O vento nosso de cada dia
Até o tempo ficou meio esquisito nestes tempos lúgubres do Covid-19, não que não tenha céu azul e as vezes repleto de nuvens, mas porque tem um vento muito, muito estranho. São golfadas de ar que uivam sem parar como lobo solitário e que de repente o lamento toma forma do coro de uma alcateia, que até chega a assustar.
Quem mora em prédio de apartamentos sabe muito bem o que estou dizendo ou quem assistiu o clássico do cinema “O Morro dos Ventos Uivantes”. Dias atrás o vento se transmudou em tornado e passou a cem quilômetros por hora por nossa cidade, deixando para trás rastro de destruição com consequentes prejuízos.
A Copel trabalhou dias para recuperar a energia elétrica. Mas o vento continua empurrando nuvens para um lado e trazendo muitas outras numa dança sem parar. Entre um intervalo aparece o sol e logo é encoberto por novelos de algodões claros e outros escuros, propiciando chuva que logo se transforma em densa cortina de chuvisco. Vem a noite e com ela a temperatura vai caindo e o vento ficando gelado. Que vento é este, Eolo?
- Pois é, estou lançando uma nova coleção de ventos para o Século XXI. - me respondeu o deus do vento da mitologia grega. - Achei que deveria apresentar aos curitibanos um vento diferente que pudesse acompanhar a pandemia ...
- Não brinque! - contestei com veemência.
- Não, não estou brincando.
O virus chinês veio mostrar a cara de um novo mundo, onde tudo será diferente. A começar pelo tempo!
- Como?
- Porque a humanidade tem que acordar para uma realidade: o planeta está doente e os humanos perderam de vistas a realidade.
- Realidade?
- Sim, meu caro, o respeito a vida, aos mais próximos, do senso de solidariedade e de respeito. Ninguém mais tem freio inibitório, cada um acha que pode fazer tudo sem dar satisfação para ninguém ...
- ?
- A licenciosidade está imperando, o desamor, a corrupção e a anarquia. Veja, o vírus é fruto da ignorância e do descaso ao meio ambiente. Ou não é?
- Pode ser ...
- O meu vento, também. Eles são reflexos do desmatamento, ou você acha que não?
- Talvez ...
- Pois eu só acelero sua marcha com gestos de minhas mãos, por isto eu sou deus!

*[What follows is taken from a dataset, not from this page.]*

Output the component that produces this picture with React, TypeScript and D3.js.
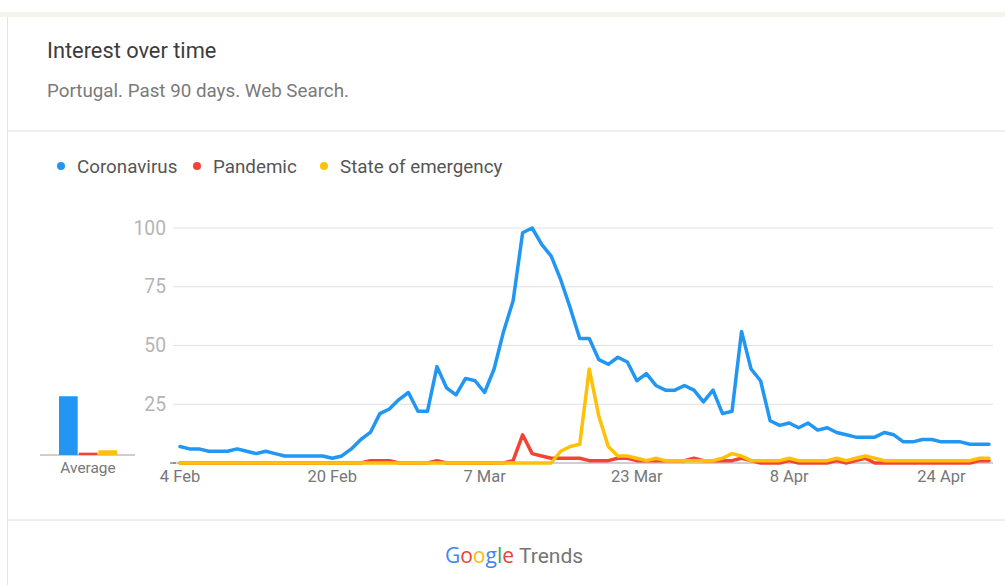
import React from "react";
import * as d3 from "d3";

const seriesNames = ["Coronavirus", "Pandemic", "State of emergency"];
const seriesColors = ["#2196f3", "#f44336", "#ffc107"];

const startDate = new Date(Date.UTC(2020, 1, 4));
const endDate = new Date(Date.UTC(2020, 3, 30));

const coronavirus = [
  7, 6, 6, 5, 5, 5, 6, 5, 4, 5, 4, 3, 3, 3, 3, 3, 2, 3, 6, 10,
  13, 21, 23, 27, 30, 22, 22, 41, 32, 29, 36, 35, 30, 40, 56, 69, 98, 100, 93, 88,
  78, 66, 53, 53, 44, 42, 45, 43, 35, 38, 33, 31, 31, 33, 31, 26, 31, 21, 22, 56,
  40, 35, 18, 16, 17, 15, 17, 14, 15, 13, 12, 11, 11, 11, 13, 12, 9, 9, 10, 10,
  9, 9, 9, 8, 8, 8,
];
const pandemic = [
  0, 0, 0, 0, 0, 0, 0, 0, 0, 0, 0, 0, 0, 0, 0, 0, 0, 0, 0, 0,
  1, 1, 1, 0, 0, 0, 0, 1, 0, 0, 0, 0, 0, 0, 0, 1, 12, 4, 3, 2,
  2, 2, 2, 1, 1, 1, 2, 2, 1, 1, 1, 1, 1, 1, 2, 1, 1, 1, 1, 2,
  1, 0, 0, 0, 1, 0, 0, 0, 0, 1, 0, 1, 2, 0, 0, 0, 0, 0, 0, 0,
  0, 0, 0, 0, 1, 1,
];
const stateOfEmergency = [
  0, 0, 0, 0, 0, 0, 0, 0, 0, 0, 0, 0, 0, 0, 0, 0, 0, 0, 0, 0,
  0, 0, 0, 0, 0, 0, 0, 0, 0, 0, 0, 0, 0, 0, 0, 0, 0, 0, 0, 0,
  5, 7, 8, 40, 20, 7, 3, 3, 2, 1, 2, 1, 1, 1, 1, 1, 1, 2, 4, 3,
  1, 1, 1, 1, 2, 1, 1, 1, 1, 2, 1, 2, 3, 2, 1, 1, 1, 1, 1, 1,
  1, 1, 1, 1, 2, 2,
];
const averages = [25, 1, 2];
const yTicks = [25, 50, 75, 100];
const xTickDates = [
  new Date(Date.UTC(2020, 1, 4)),
  new Date(Date.UTC(2020, 1, 20)),
  new Date(Date.UTC(2020, 2, 7)),
  new Date(Date.UTC(2020, 2, 23)),
  new Date(Date.UTC(2020, 3, 8)),
  new Date(Date.UTC(2020, 3, 24)),
];

const FONT = "Roboto, 'Noto Sans', Arial, sans-serif";

export default function App() {
  const dates = d3.utcDay.range(startDate, endDate);
  const x = d3.scaleUtc().domain([dates[0], dates[dates.length - 1]]).range([180, 989]);
  const y = d3.scaleLinear().domain([0, 100]).range([463, 228]);
  const line = d3
    .line<number>()
    .x((_, i) => x(dates[i]))
    .y((v) => y(v))
    .curve(d3.curveLinear);
  const fmt = d3.utcFormat("%-d %b");

  const avgX = d3.scaleBand<string>().domain(seriesNames).range([59, 117]).paddingInner(0.05);
  const avgBase = 455;
  const avgY = d3.scaleLinear().domain([0, 100]).range([avgBase, avgBase - 235]);

  const allSeries = [coronavirus, pandemic, stateOfEmergency];
  const drawOrder = [1, 2, 0];

  const legendX = [61, 197, 324];

  const googleLetters = [
    { ch: "G", c: "#4285F4" },
    { ch: "o", c: "#EA4335" },
    { ch: "o", c: "#FBBC05" },
    { ch: "g", c: "#4285F4" },
    { ch: "l", c: "#34A853" },
    { ch: "e", c: "#EA4335" },
  ];

  return (
    <svg
      width={1005}
      height={585}
      style={{ position: "absolute", left: 0, top: 0, background: "#fff" }}
      fontFamily={FONT}
    >
      <rect x={0} y={0} width={1005} height={585} fill="#fff" />
      <rect x={0} y={12} width={1005} height={5} fill="#f4f3ee" />
      <line x1={7.5} x2={7.5} y1={17} y2={585} stroke="#e4e4e4" />
      <text x={47} y={58} fontSize={21.8} fill="#3c3c3c">
        Interest over time
      </text>
      <text x={47} y={97} fontSize={18.8} fill="#7a7a7a">
        Portugal. Past 90 days. Web Search.
      </text>
      <line x1={8} x2={1005} y1={131} y2={131} stroke="#e0e0e0" />
      <line x1={8} x2={1005} y1={520} y2={520} stroke="#e0e0e0" />

      {seriesNames.map((n, i) => (
        <g key={n}>
          <circle cx={legendX[i]} cy={166} r={4} fill={seriesColors[i]} />
          <text x={legendX[i] + 16} y={172.5} fontSize={18.8} fill="#555">
            {n}
          </text>
        </g>
      ))}

      {yTicks.map((t) => (
        <g key={t}>
          <line x1={173} x2={993} y1={y(t)} y2={y(t)} stroke="#e0e0e0" strokeWidth={1} />
          <text x={166} y={y(t) + 6.5} textAnchor="end" fontSize={19.3} fill="#b5b5b5">
            {t}
          </text>
        </g>
      ))}
      <line x1={173} x2={993} y1={y(0)} y2={y(0)} stroke="#9e9e9e" strokeWidth={1} />
      <line x1={170} x2={176} y1={y(0)} y2={y(0)} stroke="#555" strokeWidth={1} />

      {xTickDates.map((d) => (
        <text key={+d} x={x(d)} y={482} textAnchor="middle" fontSize={16.5} fill="#777">
          {fmt(d)}
        </text>
      ))}

      {drawOrder.map((si) => (
        <path
          key={si}
          d={line(allSeries[si]) || ""}
          fill="none"
          stroke={seriesColors[si]}
          strokeWidth={3.5}
          strokeLinejoin="round"
          strokeLinecap="round"
        />
      ))}

      <line x1={40} x2={135} y1={avgBase} y2={avgBase} stroke="#9e9e9e" />
      {seriesNames.map((n, i) => (
        <rect
          key={n}
          x={avgX(n)}
          y={avgY(averages[i])}
          width={avgX.bandwidth()}
          height={avgBase - avgY(averages[i])}
          fill={seriesColors[i]}
        />
      ))}
      <text x={88} y={472.5} textAnchor="middle" fontSize={15.4} fill="#777">
        Average
      </text>

      <text x={514} y={563} textAnchor="middle" fontSize={21}>
        {googleLetters.map((l, i) => (
          <tspan key={i} fill={l.c} fontFamily="'Open Sans', Roboto, sans-serif">
            {l.ch}
          </tspan>
        ))}
        <tspan fill="#757575" dx={5}>
          Trends
        </tspan>
      </text>
    </svg>
  );
}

- Certo, não duvido disto, mas porque tanto castigo: pernilongos da dengue; seca; Coronavírus e tornados?
- Eu já respondi. - disse o Eolo.
- Castigo?
- Você que está dizendo ...
- Mas como vamos melhorar? As sociedades estão em ebulição, existe uma divisão ideológica, muito ódio, beligerância e maldade!!
- Vocês marcharam unidos para chegar até onde chegaram, não é mesmo?
- Si .. Sim ...
- Pois agora resolvam como sair dessa encruzilhada.
- Eu não sei e não tenho a menor ideia. Nem consigo pensar! - tentei me expressar timidamente. - O senhor pode pelo menos dar uma “dica” para deixarmos este cenário trágico para trás ?
- Claro ...
- Diga então, por favor.
- Comece dando o primeiro passo.
- Como?
- O primeiro passo -, pois os demais sempre serão mais fáceis!...
“Chegamos aonde chegamos porque os seres humanos esqueceram das regras de conduta, obediência e prudência. Foram tantos desencontros de ideias, utopias, vaidades e beligerância que o mundo ficou pequeno demais para tantos desmandos. E agora precisamos dar o primeiro passo para sairmos de nossas indiferenças. Alguém pode dizer: qual é o primeiro passo que precisamos dar?”